Iowa caucuses have been around since the 1800’s.

Unlike primary elections in most other states where registered voters go to polling places to cast ballots, Iowans gather at local caucus meetings to discuss and vote on the candidates.

These gatherings take place in schools, churches, public libraries and individual homes.  The locations are considered precincts and there are 1681 of them in Iowa.

It’s all very informal.  Participants indicate their support of a candidate by standing in a designated area based on candidate preference.  Undecided voters can visit each group and discuss the candidates and why they support them.

After 30 minutes, the process is temporarily stopped and supporters for each candidate are counted.

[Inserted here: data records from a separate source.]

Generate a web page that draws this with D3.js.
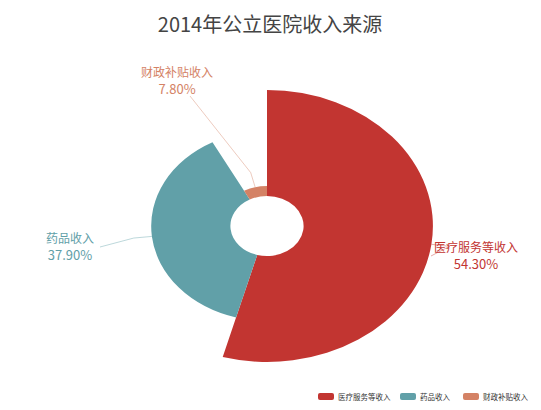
<!DOCTYPE html>
<html><head><meta charset="utf-8">
<script src="https://cdn.jsdelivr.net/npm/d3@7"></script>
<style>body{margin:0;background:#fff;font-family:"Noto Sans CJK SC",sans-serif}</style>
</head><body><div id="chart"></div>
<script>
const categories = ['医疗服务等收入', '药品收入', '财政补贴收入'];
const values = [54.30, 37.90, 7.80];
const colors = ['#c23531', '#61a0a8', '#d48265'];
const labelTexts = ['54.30%', '37.90%', '7.80%'];

const width = 541, height = 410, cx = 267, cy = 226;
const inner = 30, outer = 136, sx = 1.22;
const svg = d3.select('#chart').append('svg').attr('width', width).attr('height', height);

svg.append('text').text('2014年公立医院收入来源').attr('x', 270).attr('y', 32)
  .attr('text-anchor', 'middle').attr('font-size', 20).attr('fill', '#444');

const rScale = d3.scaleLinear().domain([0, d3.max(values)]).range([0, outer]);
const radius = v => Math.max(rScale(v), inner + 10);
const pie = d3.pie().sort(null)(values);
const g = svg.append('g').attr('transform', `translate(${cx},${cy}) scale(${sx},1)`);

g.selectAll('path').data(pie).enter().append('path')
  .attr('d', d => d3.arc().innerRadius(inner).outerRadius(radius(d.data))(d))
  .attr('fill', (d, i) => colors[i]);

const labels = [[476, 252], [70, 243], [177, 77]];
const ends = [[431, 256], [100, 247], [190, 96]];
pie.forEach((d, i) => {
  const a = (d.startAngle + d.endAngle) / 2;
  const r = radius(d.data);
  const p0 = [cx + Math.sin(a) * r * sx, cy - Math.cos(a) * r];
  const p1 = [cx + Math.sin(a) * (r + 15) * sx, cy - Math.cos(a) * (r + 15)];
  const lp = labels[i];
  svg.append('polyline').attr('points', [p0, p1, ends[i]].map(p => p.join(',')).join(' '))
    .attr('fill', 'none').attr('stroke', colors[i]).attr('stroke-width', 0.6).attr('opacity', 0.7);
  svg.append('text').text(categories[i]).attr('x', lp[0]).attr('y', lp[1])
    .attr('text-anchor', 'middle').attr('font-size', 12).attr('fill', colors[i]);
  svg.append('text').text(labelTexts[i]).attr('x', lp[0]).attr('y', lp[1] + 17)
    .attr('text-anchor', 'middle').attr('font-size', 13).attr('fill', colors[i]);
});

const legendX = [318, 400, 463];
categories.forEach((c, i) => {
  svg.append('rect').attr('x', legendX[i]).attr('y', 393).attr('width', 16).attr('height', 7)
    .attr('rx', 2).attr('fill', colors[i]);
  svg.append('text').text(c).attr('x', legendX[i] + 20).attr('y', 400)
    .attr('font-size', 7.5).attr('fill', '#333');
});
</script></body></html>
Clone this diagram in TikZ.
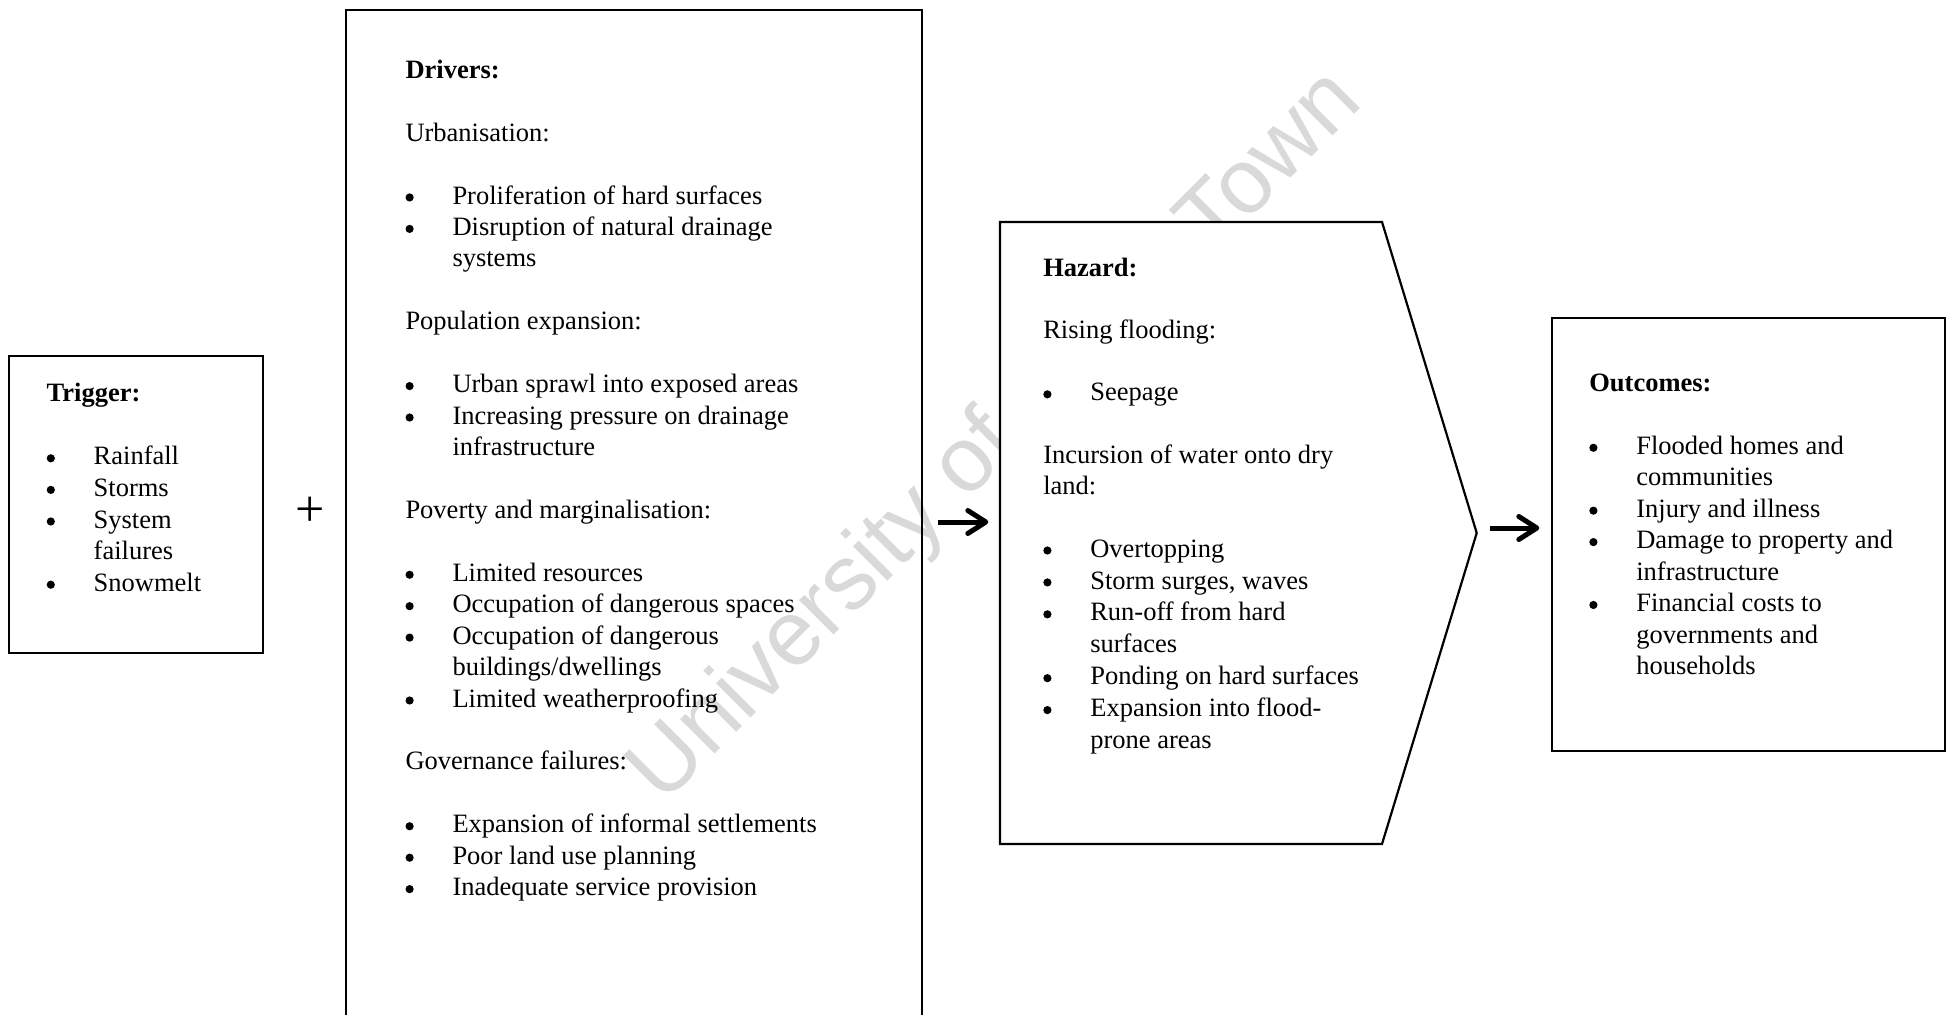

A candidate must receive 15 per-cent of the group to be a viable candidate.  Once viable candidates are decided, they take another 30 minutes for members of groups whose candidate did not meet the viability requirements to select a different candidate.  Once this is done, counts are made of each group of supporters.

If this all sounds a little strange, that’s because, well, it is.  But since things have been done this way for 200 years, it is considered legit.

The Iowa caucuses are the first major contest of the United States presidential season.

This year all eyes were on Iowa to see which candidate would win and possibly become the face of the Democrat contender to challenge President Trump.

Election experts swear by the results of the Iowa caucuses.  Since 1972, they have a 55 per-cent success rate in predicting which Democrat will win the nomination.

All did not go well with the compilation of the results from the caucus votes this year.

Some “bright” individual from the Democratic National Party decided to change the way results were reported.   They decided to “modernize” the election process.  Considering the way they do things, a change in the process would be a good idea.

People voted, votes were counted and written down on preference cards and the cards were collected for safe keeping.

Previously, the votes would be counted, and the results called into the state party and released to the media.

But this year they decided to replace a process that had worked perfectly fine in the past with a mobile app the precincts would use to simply upload the information.

Anyone who has ever tried to upload anything knows there is not much simple about it.

Caucus runners were to take a photo of the results and upload it to the app.

And that’s when the train went off the rails.

Some caucus officials waited until that very evening to download the app.  One party chair said attempts to download the app were complicated by measures put in place to protect the reporting system against outside attacks.

The chaos began when too many officials were trying to log into the system and there were so many layers of security, the system faulted.  The backup plan was to go the old route and call in the results.  That line got so overloaded it also failed to work.

All this confusion resulted in a big black eye for the nation’s first Democrat primary.

As the week progressed and the results from the caucus were still undetermined, it became apparent that the new technology was a bust.

Party officials were vague in their response about details of the new smartphone app and whether it had been tested in advance.

No answer is required.  Results speak for themselves here.

Once news broke that the app had only been developed five months prior to being used, it was obvious the party had made a big blunder in using it.

The Department of Homeland Security had reportedly offered to test the new smartphone app for security flaws prior to the caucus, but Iowa Democratic party officials declined.

The reality is Iowa’s Democratic Party handed its’ election results over to a start-up company with an untested app. There is no excuse for utilizing an app that wasn’t ready.  New technology should never have been used for the first time in a national election.

In the real world where connections drop, phones malfunction and downloads take considerable time, the choice to use an app was ludicrous.

Republicans spent last week mocking the Democrats for the chaos and confusion in Iowa and rightly so.

These kinds of shenanigans do not make voters feel confident the in the Democratic party.  They need to get their act together if they want voters to believe they are capable of running the country.

There was some speculation about whether the system had been hacked but there was no evidence of a cyber- attack.

No Russians this time, just human error.